Appeal from Sedgwick District Court; JEFFREY SYRIOS, judge. Opinion filed June 28, 2013. Judgment of
the Court of Appeals vacating and remanding the district court judgment is reversed. Judgment of the
district court is affirmed.

Joanna Labastida, of Kansas Appellate Defender Office, argued the cause and was on the brief
for appellant.

Boyd K. Isherwood, assistant district attorney, argued the cause, and Nola Tedesco Foulston,
district attorney, and Steve Six, attorney general, were with him on the brief for appellee.

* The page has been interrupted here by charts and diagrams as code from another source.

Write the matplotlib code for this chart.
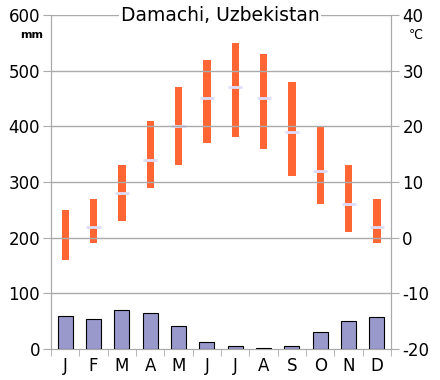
import numpy as np
import matplotlib
matplotlib.use('Agg')
import matplotlib.pyplot as plt

plt.rcParams['axes.unicode_minus'] = False

months = ['J', 'F', 'M', 'A', 'M', 'J', 'J', 'A', 'S', 'O', 'N', 'D']
precip_mm = [59, 54, 70, 64, 41, 13, 5, 1.5, 5, 30, 50, 57]
temp_high = [5, 7, 13, 21, 27, 32, 35, 33, 28, 20, 13, 7]
temp_low = [-4, -1, 3, 9, 13, 17, 18, 16, 11, 6, 1, -1]
temp_mean = [np.nan, 2, 8, 14, 20, 25, 27, 25, 19, 12, 6, 2]

fig = plt.figure(figsize=(4.4, 3.8), dpi=100)
ax = fig.add_axes([0.116, 0.0816, 0.773, 0.879])
ax2 = ax.twinx()

x = np.arange(12) + 0.5
grid_c = '#aaaaaa'

# precipitation
ax.bar(x, precip_mm, width=0.53, color='#9999cc', edgecolor='k', linewidth=0.8, zorder=3)
ax.set_xlim(0, 12)
ax.set_ylim(0, 600)
ax.set_yticks(range(0, 601, 100))
for y in range(100, 601, 100):
    ax.axhline(y, color=grid_c, lw=1, zorder=1)

# temperature
low = np.array(temp_low)
high = np.array(temp_high)
ax2.bar(x, high - low, bottom=low, width=0.26, color='#ff6633', zorder=3)
ax2.hlines(temp_mean, x - 0.25, x + 0.25, color='#ddddff', lw=2, zorder=4)
ax2.set_ylim(-20, 40)
ax2.set_yticks(range(-20, 41, 10))

ax.set_xticks(x)
ax.set_xticklabels(months)
ax.set_xticks(np.arange(13), minor=True)
ax.tick_params(axis='x', which='major', length=0, labelsize=12, pad=6)
ax.tick_params(axis='x', which='minor', length=5, color=grid_c)
ax.tick_params(axis='y', length=6, color=grid_c, labelsize=12, pad=2)
ax2.tick_params(axis='y', length=6, color=grid_c, labelsize=12, pad=2)

for a in (ax, ax2):
    a.spines['top'].set_visible(False)
    for s in ('left', 'right', 'bottom'):
        a.spines[s].set_color(grid_c)

ax.set_zorder(ax2.get_zorder() + 1)
ax.patch.set_visible(False)

fig.text(0.5, 0.958, 'Damachi, Uzbekistan', ha='center', va='center', fontsize=13.5,
         bbox=dict(facecolor='white', edgecolor='none', pad=1))
fig.text(0.072, 0.908, 'mm', ha='center', va='center', fontsize=8, fontweight='bold')
fig.text(0.945, 0.908, '℃', ha='center', va='center', fontsize=9)

fig.savefig('out.png', dpi=100)
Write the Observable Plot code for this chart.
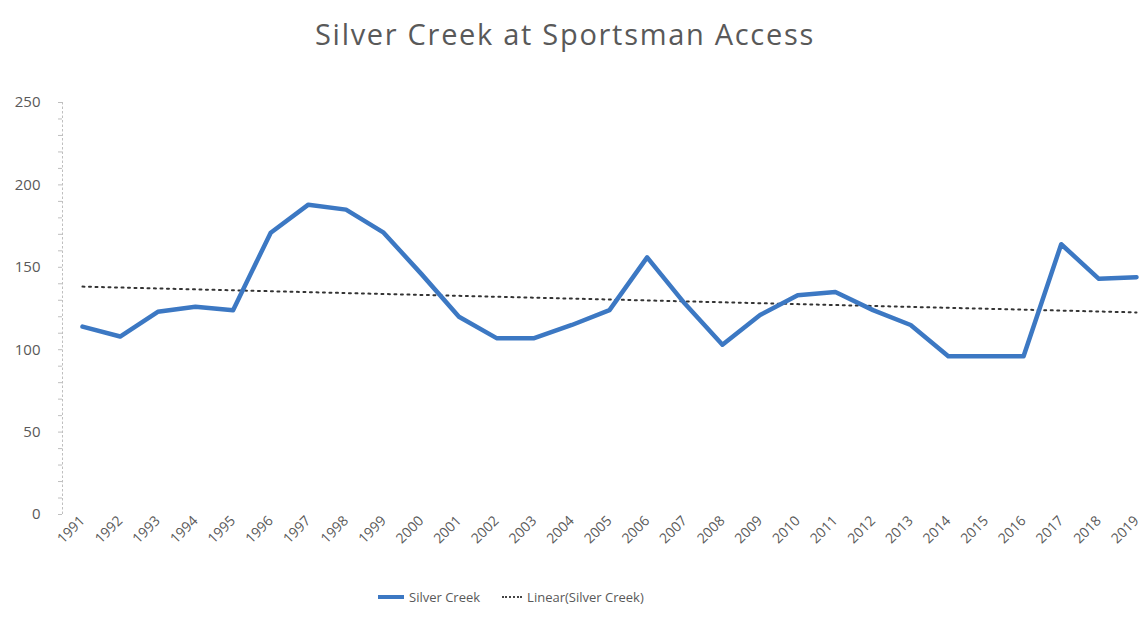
<!DOCTYPE html>
<html>
<head>
<meta charset="utf-8">
<script src="https://cdn.jsdelivr.net/npm/d3@7"></script>
<script src="https://cdn.jsdelivr.net/npm/@observablehq/plot@0.6"></script>
<style>
  html, body { margin: 0; padding: 0; background: #fff; }
  body { width: 1144px; height: 635px; overflow: hidden; font-family: "Open Sans", sans-serif; color: #595959; }
  #title { height: 70px; text-align: center; font-size: 29px; letter-spacing: 1.7px; line-height: 68px; padding-right: 14px; box-sizing: border-box; }
  #legend { display: flex; align-items: center; height: 50px; padding-left: 378px; font-size: 13px; color: #595959; margin-top: -13px; }
  .sw { display: inline-block; width: 26px; margin-right: 5px; }
  .item { display: flex; align-items: center; margin-right: 22px; }
</style>
</head>
<body>
<div id="title">Silver Creek at Sportsman Access</div>
<div id="chart"></div>
<div id="legend">
  <div class="item"><span class="sw" style="border-top: 4px solid #3c78c3;"></span>Silver Creek</div>
  <div class="item"><span class="sw" style="border-top: 2px dotted #444; width: 20px;"></span>Linear(Silver Creek)</div>
</div>
<script>
const years = [1991,1992,1993,1994,1995,1996,1997,1998,1999,2000,2001,2002,2003,2004,2005,2006,2007,2008,2009,2010,2011,2012,2013,2014,2015,2016,2017,2018,2019];
const values = [114,108,123,126,124,171,188,185,171,146,120,107,107,115,124,156,128,103,121,133,135,124,115,96,96,96,164,143,144];
const yTicks = [0,50,100,150,200,250];
const seriesName = "Silver Creek";

const data = years.map((yr, i) => ({year: yr, value: values[i]}));

const chart = Plot.plot({
  width: 1144,
  height: 515,
  marginTop: 32,
  marginBottom: 71,
  marginLeft: 62,
  marginRight: 8,
  insetLeft: 20,
  style: {fontFamily: "Open Sans, sans-serif", fontSize: "13px", color: "#595959", background: "#fff"},
  x: {domain: [1991, 2019]},
  y: {domain: [0, 250]},
  marks: [
    Plot.frame({anchor: "left", stroke: "#bfbfbf", strokeDasharray: "1.5,3"}),
    Plot.axisY(d3.range(0, 251, 10), {tickSize: 4, stroke: "#bfbfbf", tickFormat: d => yTicks.includes(d) ? d : "", fontSize: 15, tickPadding: 18, fill: "#595959", label: null}),
    Plot.axisX(years, {tickRotate: -45, tickSize: 0, tickPadding: 4, tickFormat: d => String(d), fontSize: 14, letterSpacing: "1px", fill: "#595959", label: null}),
    Plot.linearRegressionY(data, {x: "year", y: "value", ci: 0, stroke: "#333", strokeWidth: 2, strokeDasharray: "2,4.5"}),
    Plot.line(data, {x: "year", y: "value", stroke: "#3c78c3", strokeWidth: 4.5, strokeLinejoin: "round"})
  ]
});
document.getElementById("chart").appendChild(chart);
</script>
</body>
</html>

The opinion of the court was delivered by

BEIER, J.: This case arises on the State's petition for review of a Court of Appeals'
decision vacating and remanding a restitution order requiring defendant to pay a $1,035
premium increase on the theft victim's homeowner's policy. A majority of the panel
concluded that (1) the restitution statute, K.S.A. 21-4610(d), and Kansas precedent
required the district court judge to first consider setting restitution at the fair market value
of the stolen property before ordering restitution based on any other concern; and (2) the
premium increase did not qualify as "damage or loss caused by the defendant's crime" for
which the judge could award restitution but as loss caused by the victim's decision to file
a claim.

Our disagreement with both conclusions and the reasons for it are set forth in this
opinion.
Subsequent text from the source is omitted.